Get ready, they’re coming!
Guest Blogger: Mary S. Kuss, Life-long avid angler, licensed PA fishing guide (retired), founder of the Delaware Valley Women’s Fly Fishing Association
Who are they? Why, Brood X of the 17-year Periodical Cicadas of course. This is the big one, the Great Eastern Brood. Last seen in 2004 (do the math), this brood is scattered across 15 states. Of greatest interest to me, however, is the dense cluster around my home near Philadelphia. It takes in southeastern Pennsylvania, central New Jersey, and parts of Maryland and Delaware. The Periodicals typically start emerging in mid-May, and by the end of June they are gone. So if you want to experience this hatch there’s a very limited window of opportunity.
These insects are not to be confused with Annual Cicadas, also know as Dog Day Cidadas, which are present almost everywhere, every summer. Annual Cicadas have green wing veins, and their eyes are unremarkable. They are most abundant in August, which gives them their nickname. Periodical Cicadas emerge earlier in the year, are a tad smaller, and have orange wing veins and prominent, bright red eyes. They emerge in much greater densities than Annual Cicadas do.

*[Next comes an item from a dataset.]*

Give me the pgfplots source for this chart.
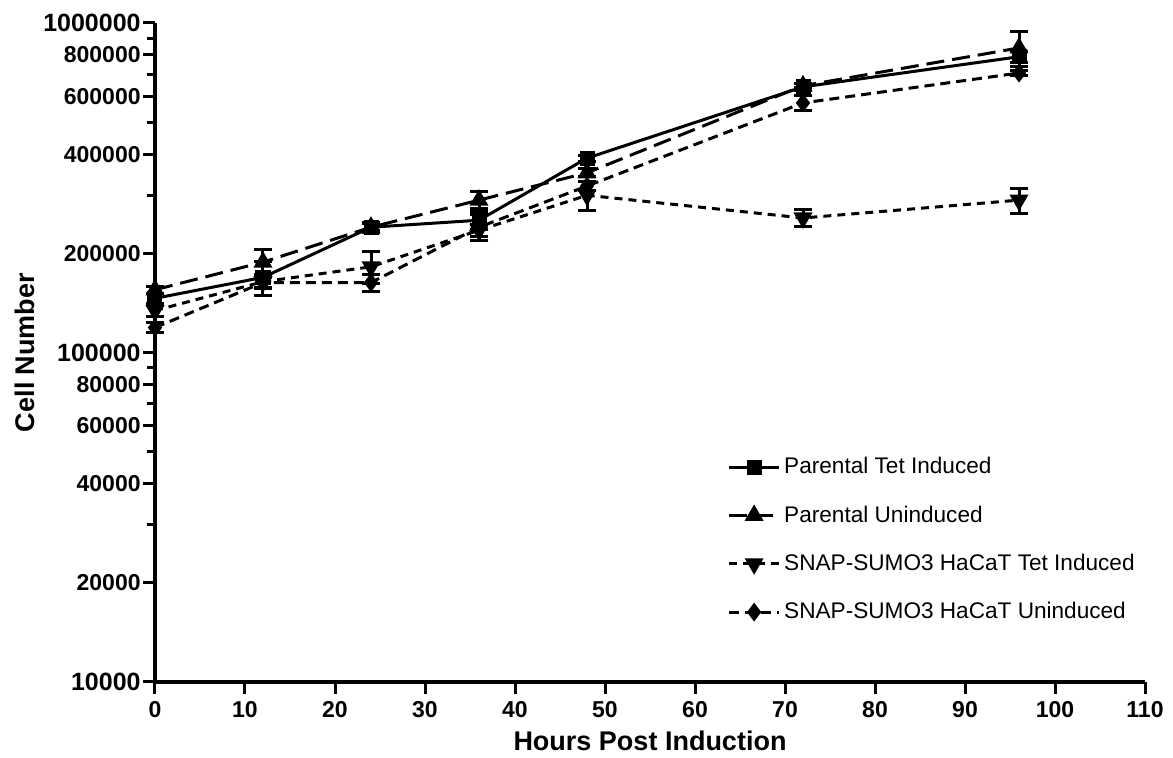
\documentclass[border=0pt]{standalone}
\usepackage{fontspec}
\setmainfont{Liberation Sans}
\usepackage{pgfplots}
\usepackage{pgfplotstable}
\pgfplotsset{compat=1.18}

% hours, cell number, error
\pgfplotstableread{
x y e
0 146000 5000
12 169000 20000
24 240000 8000
36 252000 15000
48 389000 8000
72 640000 15000
96 790000 30000
}\partet

\pgfplotstableread{
x y e
0 155000 4000
12 188000 17000
24 240000 6000
36 290000 17000
48 351000 10000
72 645000 10000
96 840000 100000
}\parun

\pgfplotstableread{
x y e
0 134000 5000
12 164000 8000
24 182000 20000
36 235000 10000
48 300000 30000
72 256000 15000
96 290000 25000
}\snaptet

\pgfplotstableread{
x y e
0 119000 4000
12 163000 6000
24 163000 10000
36 240000 22000
48 320000 10000
72 572000 30000
96 705000 10000
}\snapun

\newcommand{\bt}{\fontsize{12.5}{14}\selectfont}

\begin{document}
\begin{tikzpicture}
\begin{axis}[
  name=ax,
  scale only axis, width=495pt, height=329.5pt,
  xmin=0, xmax=110, ymin=10000, ymax=1000000, ymode=log,
  axis lines=left, axis line style={-, line width=2pt},
  clip=false,
  xtick={0,10,...,110},
  ytick={10000,20000,40000,60000,80000,100000,200000,400000,600000,800000,1000000},
  yticklabels={{\bt 10000},20000,40000,60000,80000,{\bt 100000},200000,400000,600000,800000,{\bt 1000000}},
  minor ytick={30000,50000,70000,90000,300000,500000,700000,900000},
  tick align=outside, major tick length=6pt, minor tick length=4pt,
  every tick/.style={black, line width=1.5pt},
  /pgf/number format/assume math mode=true,
  ticklabel style={font=\fontsize{11.5}{13}\selectfont\bfseries},
  yticklabel style={inner sep=1pt},
  xlabel={Hours Post Induction},
  ylabel={Cell Number},
  label style={font=\fontsize{13.5}{15}\selectfont\bfseries},
  xlabel style={at={(axis description cs:0.5,-0.09)}, anchor=center},
  ylabel style={at={(axis description cs:-0.131,0.5)}, anchor=center},
  legend style={draw=none, fill=none, at={(axis description cs:0.578,0.347)}, anchor=north west,
    font=\fontsize{11.3}{13}\selectfont, row sep=10.9pt, inner sep=0pt,
    nodes={inner sep=1.8pt, anchor=west}},
  legend cell align=left,
  legend image code/.code={\draw[mark repeat=2,mark phase=2] plot coordinates {(0pt,0pt)(12.5pt,0pt)(25pt,0pt)};},
  every axis plot/.append style={black, line width=1.5pt},
  error bars/error bar style={solid, line width=1.5pt},
  error bars/error mark options={solid, rotate=90, mark size=4.5pt, line width=1.5pt},
]
\addplot[mark=square*, mark size=3pt, mark options={solid},
  error bars/.cd, y dir=both, y explicit]
  table[x=x, y=y, y error=e] {\partet};
\addlegendentry{Parental Tet Induced}

\addplot[dash pattern=on 9pt off 4pt, mark=triangle*, mark size=4pt, mark options={solid},
  error bars/.cd, y dir=both, y explicit]
  table[x=x, y=y, y error=e] {\parun};
\addlegendentry{Parental Uninduced}

\addplot[dash pattern=on 4pt off 3pt, mark=triangle*, mark size=4pt, mark options={solid, rotate=180},
  error bars/.cd, y dir=both, y explicit]
  table[x=x, y=y, y error=e] {\snaptet};
\addlegendentry{SNAP-SUMO3 HaCaT Tet Induced}

\addplot[dash pattern=on 5pt off 3pt, mark=diamond*, mark size=3.5pt, mark options={solid},
  error bars/.cd, y dir=both, y explicit]
  table[x=x, y=y, y error=e] {\snapun};
\addlegendentry{SNAP-SUMO3 HaCaT Uninduced}
\end{axis}
\pgfresetboundingbox
\path ([shift={(-77.5pt,-37.5pt)}]ax.south west) rectangle ([shift={(509pt,341pt)}]ax.south west);
\end{tikzpicture}
\end{document}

I first learned about Periodical Cicadas in 2004, when I read an article in Fly Fisherman Magazine focused on the impending emergence of Brood X. I was quite intrigued. They were supposed to be present in southeastern Pennsylvania, so I tied up a few flies and waited for them to show up in my yard. But they didn’t. I heard no loud Cicada chorus, and didn’t see a single one of them in my neighborhood. Later, too late, I found out that they had been so thick in a nearby town that people were crunching them under their feet on the sidewalks.